Author(s): Gordon B. Batson and Alber G. Youssef

Publication: Special Publication

Volume: 142


Appears on pages(s): 141-166

Keywords: beams (supports); compressive strength; limit state design; fiber reinforced concretes; plasticity; reinforcing steels; research; shear properties; stirrups; structural design; tensile strength; Materials Research

Date: 1/1/1994

The effectiveness of steel fibers as shear reinforcement to replace and/or augment conventional stirrups in concrete beams with flexural reinforcement has been demonstrated by Batson, et al. (1972), J. Craig (1984), and other researchers. The current thinking within ACI Committee 544 is to adjust the limiting values of the empirical equations for shear design in ACI 318. However, a rational basis for the design or analysis of steel fibers as shear reinforcement has not been developed. Possible approaches can be based on the plasticity of concrete, Chen (1978) and Nielsen (1984); and limit state analysis and the modified compression field theory, Marti (1986) and Collins (1984). Test data for flexural reinforced concrete beams using steel fibers as the shear reinforcement match the lower bound solution for the shear strength as a function of the shear span-depth ratio, based on limit states analysis of concrete by Nielsen and Braestrup (1978) and Kemp and Al-Safi (1981).

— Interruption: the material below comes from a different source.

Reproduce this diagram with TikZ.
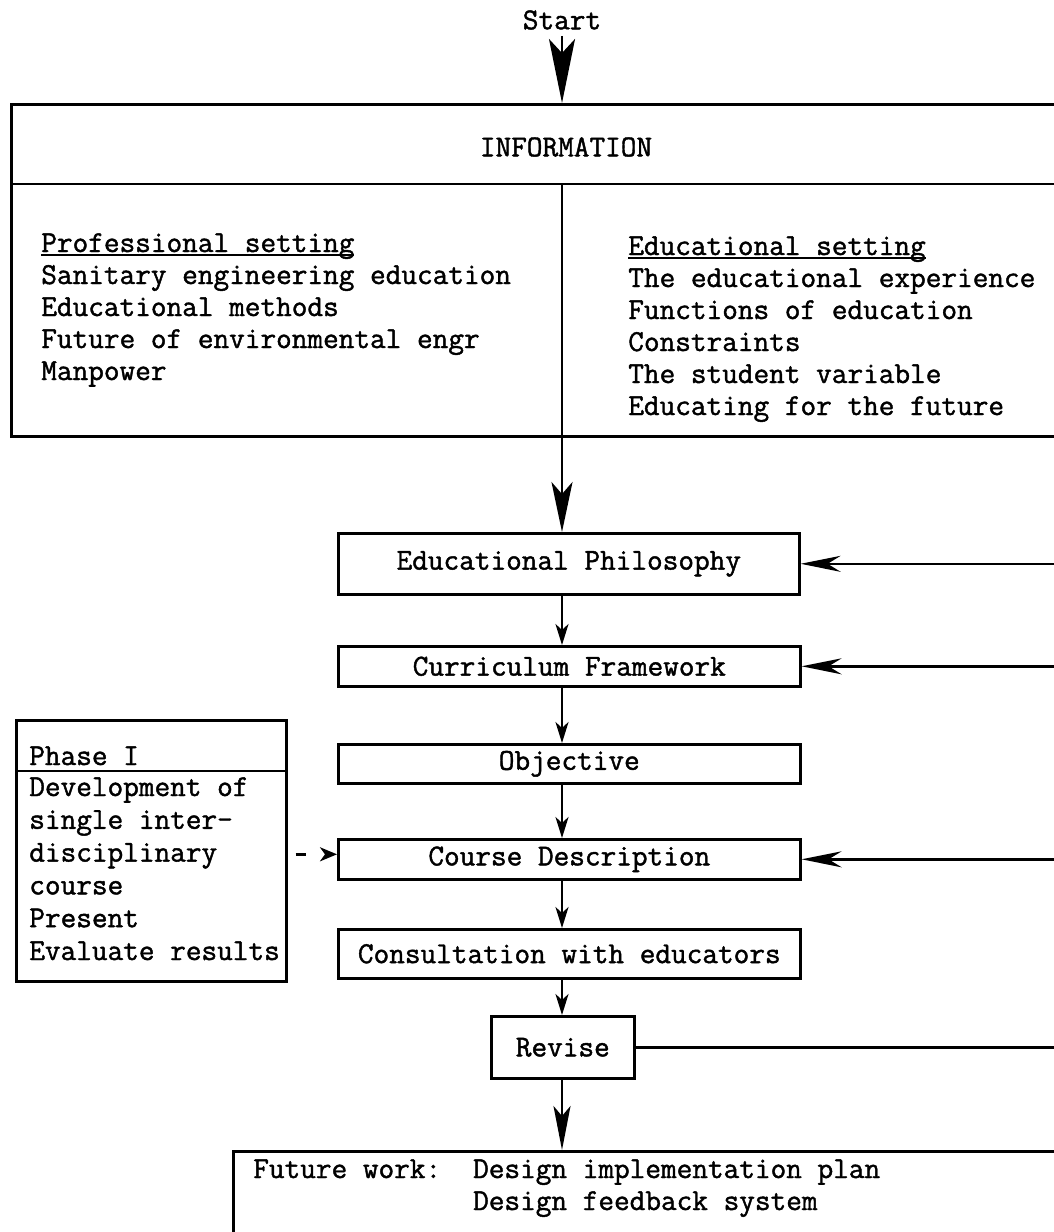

The test data agree well with the theoretical predicted strength, assuming the steel fiber concrete is rigid-plastic with a modified Coulomb failure criterion for the yield condition, no tensile strength, and the compressive strength is the effective compressive strength. The plasticity assumption for steel fiber reinforced concrete is supported by research reported on its torsional strength by Narayanan et al. (1979 and 1983), in which the torsional strength was best predicted by the Nadai's "sand heap" plastic model for a variety of steel fiber volumes in the concrete. The random distribution of the steel fibers at relatively close spacing provides a very ductile mode of failure that is in good agreement with strength theories based on plasticity theory and limit states. The initial test results suggest that a rational design procedure for the shear strength of steel fiber concrete can be based on a modified compression field theory that will be accepted by design engineers. This paper briefly reviews the current thinking on shear design of beams using steel fibers as the shear reinforcement, plastic material response of steel fiber concrete, and test data that agrees with the plasticity properties and limit theorems proposed by Nielsen and Braestrup and by Kemp and Al-Safi for reinforced and prestressed concrete beams without shear reinforcement.